Wednesday, December 05, 2007

Rifa-se uma noite no paraíso

Rifa-me. Este seria o nome de O céu de Suely caso a tradução para o inglês não fosse Suely in the sky. Inspirado pela música Lucy in the sky with diamonds, gravada em 1967 pelos Beatles, o filme de Karim Aïnouz foi, então, renomeado. O drama de 88 minutos lançado ano passado marca a estréia de Hermila Guedes como protagonista e a confirmação do sucesso de João Miguel no cinema nacional.
Na trama, Hermila (Hermila Guedes) é uma mulher de 21 anos que volta à sua cidade de origem, Iguatu, localizada no interior do Ceará, em busca de melhores condições de vida. Porém, a volta não é mais só. Agora a jovem carrega nos braços Mateuzinho, seu filho, e espera a chegada de Mateus, pai da criança, que ficou em São Paulo para terminar de ajustar alguns assuntos. O tempo passa e Mateus nunca chega. Farta de esperar e com uma incrível vontade de recomeçar sua vida, Hermila toma uma decisão: rifar seu próprio corpo para conseguir dinheiro e comprar passagens de ônibus para a cidade mais distante que conseguir.
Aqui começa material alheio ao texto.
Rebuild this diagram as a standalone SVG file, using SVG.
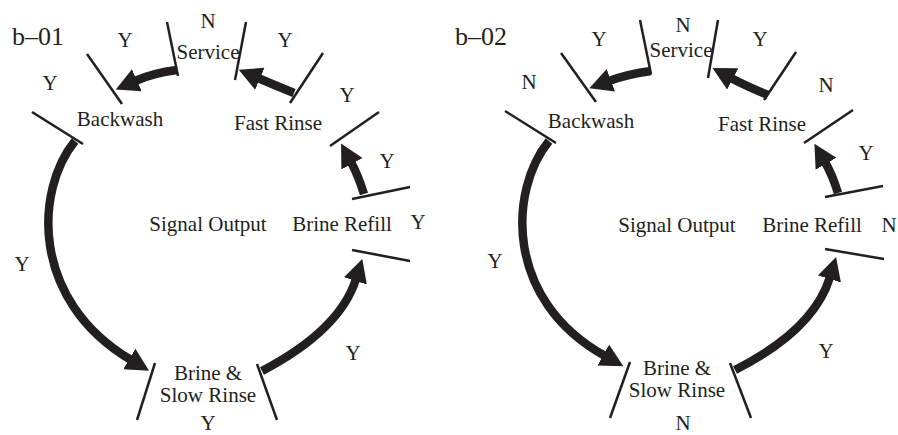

Do mesmo diretor de Madame Satã, o delicado e sutil O céu de Suely abarcou dezenas de prêmios de destaque no cenário nacional e internacional como o Troféu Redentor de melhor filme, melhor diretor e melhor atriz (Hermila Guedes) no Festival do Rio, melhor filme e melhor atriz no Festival de Havana (Cuba), melhor filme no Festival de Punta Del Leste (Uruguai) e melhor roteiro, mérito artístico e o prêmio FIPRESCI no Festival de Salônica (Grécia).
O filme, que tem em sua equipe o já consagrado produtor Walter Salles, é mais um tapa com luvas de pelica naqueles que insistem em não acreditar no cinema brasileiro. Uma história simples, bem amarrada e, principalmente, sensível. Em vez de dar destaque às mazelas sociais que assolam o sertão do nordeste, o enfoque da narrativa é o sentimento dos personagens, a vontade de transformar o destino que lhes foi imposto, o desejo de conquistar um pedaço do céu, que tem preço.
O ponto forte da obra é, sem dúvidas, a fotografia de Walter Carvalho. O vermelho é mais vermelho, o amarelo é mais amarelo e, assim, as cenas são mais verdade. O espectador é colocado a observar os objetos certos e marcantes. Uma verdadeira aula de cores e sombras. A trilha sonora é também o grande acerto do filme. Do tecnobrega à canção alemã o diretor busca, através da música, retratar a enorme mistura de estilos e culturas características do nordeste brasileiro.
Na verdade O Céu de Suely tem todas as características para ser mais um filme que fala da jovem mãe solteira pobre, nordestina e abandonada que vende o corpo como única forma de sobreviver. Mas não. Ele vai além, pois é forte, é intenso. Todos os personagens são muito bem definidos e vivem, sem pesar ou melancolia, “a dor e a delícia de ser o que se é”.